Há alguns equívocos nesta coisa de associar a pobreza à violência social e urbana, algo que a esquerda e mesmo muitos outros fora do espectro desta têm feito até à exaustão, a ponto de não mais se distinguir de um qualquer dogma. Neste caso de um dogma feito da vulgata das ciências sociais. É indulgente e socialmente muito perigoso.
Não estou com isto a dizer que a pobreza e as injustiças sociais não contribuam para eclosão da revolta e dos fenómenos de violência que por vezes lhe vêm associados. Apenas sustento que as relações (entre pobreza e comportamento criminoso ou violento) não são lineares ou simples. E nem sempre evidentes, pois múltiplas são as causas da violência (estou aqui a circunscrever este conceito aos fenómenos de criminalidade urbana grupal, envolvendo jovens, e não às formas de violência simbólica que grassam na nossa sociedade).
Sinto que, perante acontecimentos como os ocorridos agora na Bairro da Bela Vista, nos socorremos dos discursos de sempre, como se estes nos pusessem a salvo da realidade.

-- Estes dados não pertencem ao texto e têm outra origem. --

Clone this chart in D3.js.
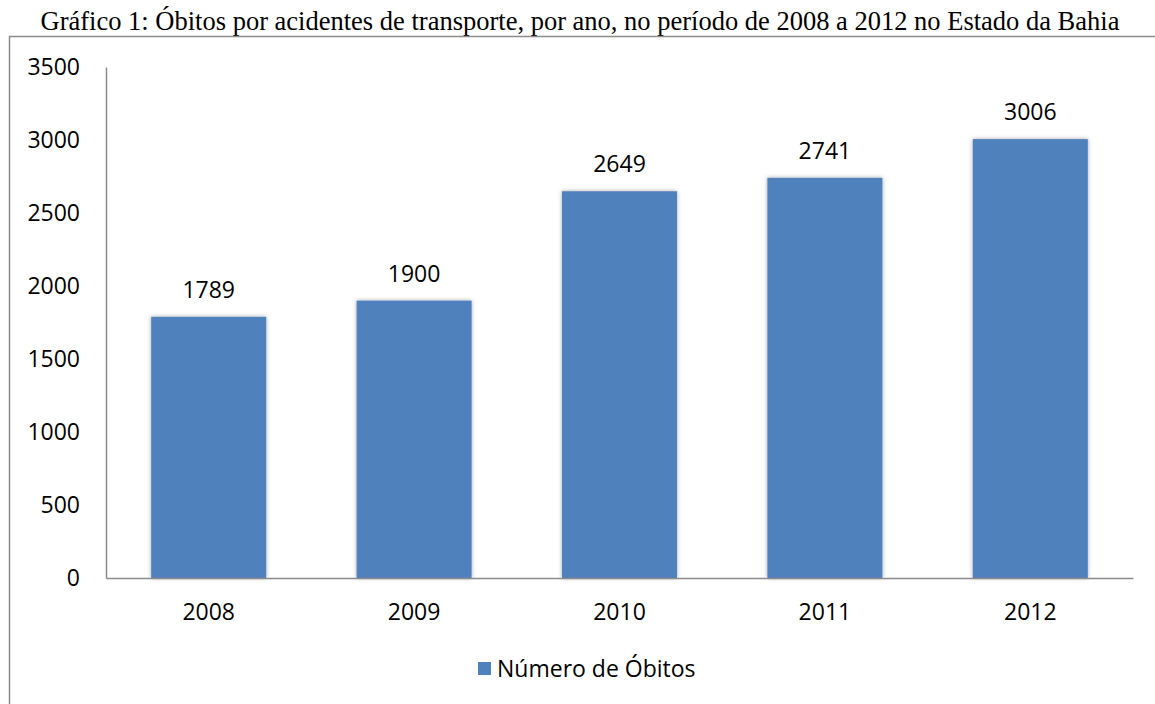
<!DOCTYPE html>
<html>
<head>
<meta charset="utf-8">
<script src="https://cdn.jsdelivr.net/npm/d3@7"></script>
<style>
  body { margin: 0; background: #fff; }
  svg { display: block; }
</style>
</head>
<body>
<svg class="mainSvg" width="1155" height="704"></svg>
<script>
// dados do grafico
var anos = ["2008", "2009", "2010", "2011", "2012"];
var obitos = [1789, 1900, 2649, 2741, 3006];
var yTicks = [0, 500, 1000, 1500, 2000, 2500, 3000, 3500];
var titulo = "Gráfico 1: Óbitos por acidentes de transporte, por ano, no período de 2008 a 2012 no Estado da Bahia";
var serieNome = "Número de Óbitos";

var svg = d3.select(".mainSvg");
var plotLeft = 106, plotRight = 1133, plotTop = 67, plotBottom = 578;
var labelFont = "'Open Sans', sans-serif";
var labelSize = 23;

var defs = svg.append("defs");
var f = defs.append("filter").attr("id", "sombra")
  .attr("x", "-10%").attr("y", "-10%").attr("width", "120%").attr("height", "120%");
f.append("feDropShadow").attr("dx", 0).attr("dy", 0).attr("stdDeviation", 2)
  .attr("flood-color", "#000").attr("flood-opacity", 0.35);

// titulo
svg.append("text")
  .attr("x", 580).attr("y", 30)
  .attr("text-anchor", "middle")
  .attr("font-family", "'Liberation Serif', 'Times New Roman', serif")
  .attr("font-size", 26.5)
  .text(titulo);

// moldura
svg.append("path")
  .attr("d", "M1155,36.5H9.5V704")
  .attr("fill", "none").attr("stroke", "#8c8c8c").attr("stroke-width", 1.5);

var x = d3.scaleBand().domain(anos).range([plotLeft, plotRight]).paddingInner(0.44).paddingOuter(0.22);
var y = d3.scaleLinear().domain([0, 3500]).range([plotBottom, plotTop]);

// barras
svg.selectAll("rect.bar").data(obitos).enter().append("rect")
  .attr("class", "bar")
  .attr("x", function(d, i) { return x(anos[i]); })
  .attr("y", function(d) { return y(d); })
  .attr("width", x.bandwidth())
  .attr("height", function(d) { return y(0) - y(d); })
  .attr("fill", "#4f81bd")
  .attr("filter", "url(#sombra)");

// rotulos
svg.selectAll("text.valor").data(obitos).enter().append("text")
  .attr("class", "valor")
  .attr("x", function(d, i) { return x(anos[i]) + x.bandwidth() / 2; })
  .attr("y", function(d) { return y(d) - 19; })
  .attr("text-anchor", "middle")
  .attr("font-family", labelFont)
  .attr("font-size", labelSize)
  .text(function(d) { return d; });

// eixo y
var yAxis = svg.append("g").attr("transform", "translate(" + plotLeft + ",0)")
  .call(d3.axisLeft(y).tickValues(yTicks).tickSize(0).tickPadding(26).tickFormat(d3.format("d")));
yAxis.select(".domain").attr("stroke", "#8c8c8c").attr("stroke-width", 1.5);
yAxis.selectAll("text").attr("font-family", labelFont).attr("font-size", labelSize).attr("fill", "#000");

// eixo x
var xAxis = svg.append("g").attr("transform", "translate(0," + plotBottom + ")")
  .call(d3.axisBottom(x).tickSize(0).tickPadding(26));
xAxis.select(".domain").attr("stroke", "#8c8c8c").attr("stroke-width", 1.5);
xAxis.selectAll("text").attr("font-family", labelFont).attr("font-size", labelSize).attr("fill", "#000");

// legenda
svg.append("rect").attr("x", 478).attr("y", 662).attr("width", 13).attr("height", 13).attr("fill", "#4f81bd");
svg.append("text")
  .attr("x", 497).attr("y", 677)
  .attr("font-family", labelFont)
  .attr("font-size", labelSize)
  .text(serieNome);
</script>
</body>
</html>
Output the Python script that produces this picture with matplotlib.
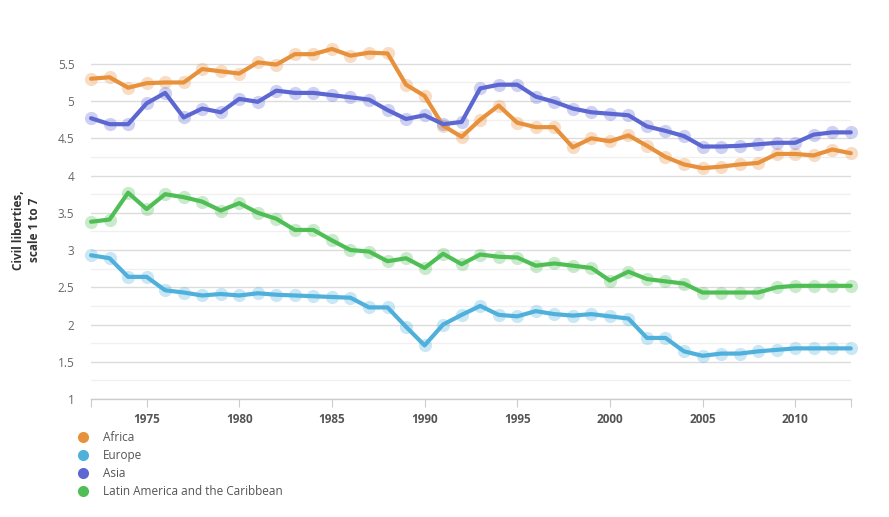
import numpy as np
import matplotlib
matplotlib.use("Agg")
import matplotlib.pyplot as plt
from matplotlib.lines import Line2D

plt.rcParams['font.family'] = ['Open Sans', 'DejaVu Sans']

years = list(range(1972, 2014))

africa = [5.30, 5.32, 5.18, 5.24, 5.25, 5.25, 5.43, 5.40, 5.37, 5.52,
          5.49, 5.63, 5.63, 5.70, 5.61, 5.65, 5.64, 5.22, 5.07, 4.67,
          4.52, 4.75, 4.94, 4.71, 4.65, 4.65, 4.38, 4.50, 4.46, 4.54,
          4.40, 4.25, 4.15, 4.10, 4.12, 4.15, 4.17, 4.29, 4.29, 4.27,
          4.35, 4.30]
europe = [2.93, 2.89, 2.64, 2.64, 2.46, 2.43, 2.39, 2.41, 2.39, 2.42,
          2.40, 2.39, 2.38, 2.37, 2.36, 2.23, 2.23, 1.97, 1.72, 2.00,
          2.13, 2.25, 2.13, 2.11, 2.18, 2.14, 2.12, 2.14, 2.11, 2.08,
          1.82, 1.82, 1.64, 1.58, 1.61, 1.61, 1.64, 1.66, 1.68, 1.68,
          1.68, 1.68]
asia = [4.77, 4.69, 4.69, 4.97, 5.11, 4.78, 4.90, 4.85, 5.03, 4.99,
        5.14, 5.11, 5.11, 5.08, 5.05, 5.02, 4.88, 4.76, 4.81, 4.69,
        4.72, 5.17, 5.22, 5.22, 5.06, 4.99, 4.90, 4.85, 4.83, 4.81,
        4.66, 4.60, 4.53, 4.39, 4.39, 4.40, 4.42, 4.44, 4.44, 4.55,
        4.58, 4.58]
latam = [3.38, 3.41, 3.77, 3.55, 3.75, 3.71, 3.65, 3.53, 3.63, 3.50,
         3.42, 3.27, 3.27, 3.13, 3.00, 2.98, 2.85, 2.89, 2.76, 2.95,
         2.81, 2.94, 2.91, 2.90, 2.79, 2.82, 2.79, 2.76, 2.59, 2.71,
         2.61, 2.58, 2.55, 2.43, 2.43, 2.43, 2.43, 2.50, 2.52, 2.52,
         2.52, 2.52]

names = ['Africa', 'Europe', 'Asia', 'Latin America and the Caribbean']
series = [africa, europe, asia, latam]
colors = ['#e8913c', '#4fb0dc', '#5d67d1', '#4fbf55']

fig = plt.figure(figsize=(8.89, 5.17), dpi=100)
ax = fig.add_axes([0.1024, 0.2282, 0.8546, 0.68])

for vals, c in zip(series, colors):
    ax.plot(years, vals, 'o', ms=9.5, color=c, alpha=0.3, mec='none',
            zorder=3, clip_on=False)
    ax.plot(years, vals, '-', lw=3, color=c, zorder=4, solid_capstyle='round',
            clip_on=False)

ax.set_xlim(1972, 2013)
ax.set_ylim(1, 5.72)
ax.set_yticks([1, 1.5, 2, 2.5, 3, 3.5, 4, 4.5, 5, 5.5])
ax.set_yticklabels(['1', '1.5', '2', '2.5', '3', '3.5', '4', '4.5', '5', '5.5'])
ax.set_yticks(np.arange(1.25, 5.6, 0.5), minor=True)
ax.set_xticks([1972, 1975, 1980, 1985, 1990, 1995, 2000, 2005, 2010, 2013])
ax.set_xticklabels(['', '1975', '1980', '1985', '1990', '1995', '2000',
                    '2005', '2010', ''])

ax.grid(axis='y', which='major', color='#dcdcdc', lw=1)
ax.grid(axis='y', which='minor', color='#f0f0f0', lw=1)
ax.set_axisbelow(True)

for s in ['top', 'right', 'left']:
    ax.spines[s].set_visible(False)
ax.spines['bottom'].set_color('#cccccc')
ax.spines['bottom'].set_linewidth(1)

ax.tick_params(axis='y', which='both', length=0, pad=12, labelsize=8.5,
               labelcolor='#666666')
ax.tick_params(axis='x', length=6, color='#cccccc', pad=4, labelsize=8.5,
               labelcolor='#555555')
for t in ax.get_xticklabels():
    t.set_fontweight('bold')

fig.text(0.030, 0.555, 'Civil liberties,\nscale 1 to 7', rotation=90,
         ha='center', va='center', fontsize=8.5, fontweight='bold',
         color='#333333', linespacing=1.3)

handles = [Line2D([], [], marker='o', ls='none', ms=8, color=c, mec='none')
           for c in colors]
fig.legend(handles, names, loc='upper left', bbox_to_anchor=(0.083, 0.175),
           frameon=False, fontsize=8.5, handlelength=0.8, handletextpad=1.3,
           labelspacing=0.42, borderaxespad=0, labelcolor='#555555')

fig.savefig('out.png', dpi=100)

Como se estivéssemos a brincar às ideologias. Assim, se somos de esquerda, a culpa é das (iníquas) políticas do Estado que geram cada vez mais desigualdade e injustiça, e que, enquanto não combatermos eficazmente estas causas, a criminalidade persistirá. Se somos de direita, dizemos grosso modo que a culpa é do estado social, da brandura das leis penais e da imigração sem freio.
Em suma, a esquerda pensa que resolve o problema com mais e melhores políticas sociais; a direita, com leis mais duras e mais polícias na rua.
É honesto reconhecer que, sobre esta temática, o discurso da esquerda é largamente dominante no espaço público, a ponto dele fazerem eco actores de outros espaços ideológicos e culturais (vide, por exemplo, o caso de figuras da Igreja Católica). Mas convém não perder de vista que o discurso da direita alastra perigosamente entre os que não têm voz, aqueles que se sentem mais directamente afectados por este tipo de criminalidade urbana. E isso poderá dar origem a movimentos populistas, como os que existem por essa Europa fora.
Situando-me algures nas esquerdas da esquerda, não deixo porém de entrever os limites das políticas sociais. Não estou a dizer que estas não tenham produzido resultados (ainda que a espuma dos dias tenda a ocultá-los), ou que não sejam necessárias mais políticas e programas desta natureza, em face dos problemas que enfrentamos. Estou a falar dos limites de tais políticas. Que podem estas políticas perante uma sociedade desprovida de valores éticos, cuja referência última é a acumulação material de riqueza material ou o consumo desenfreado? Que podem estas políticas perante uma economia de casino com o seu cortejo de enriquecimento ilícito, de corrupção e de toda a sorte de malfeitorias (vide os banqueiros e os executivos da alta finança)?
Importa, também, reconhecer que existem limites que não radicam nas instituições societais, mas sim na natureza humana. Por mais perfeitas que sejam as políticas sociais, por mais recursos que mobilizem, elas nada podem contra o lado sombrio da natureza humano. Contra o fascínio que a violência exerce em muitos de nós, a ponto de ser uma espiral da qual não conseguimos sair. E da qual retiramos prazer! Infelizmente, não somos o bom selvagem de Rousseau. Isto, que se aplica à vida do gangue, foi algo de que nos esquecemos. Nós, os de esquerda, os cientistas sociais (embora não os historiadores militares nem os antropólogos) e ainda as muitas consciências bem pensantes no conforto da sua existência. Em Portugal e na Europa.
Ora, para fazer face a grupos cada vez mais violentos e ousados, é necessário contar com forças policiais eficazes e actuantes. Não bastam as políticas sociais, a polícia também é parte da solução! A esquerda não deveria ter complexos quanto a isso!
Eu confesso, pela minha parte, que gostaria de viver num mundo em que não houvesse Estado, mas reconheço que a alternativa (imediata) poderia ser bem pior. Prefiro o Estado a um mundo dominado por gangues. E penso que os moradores da Bela Vista também.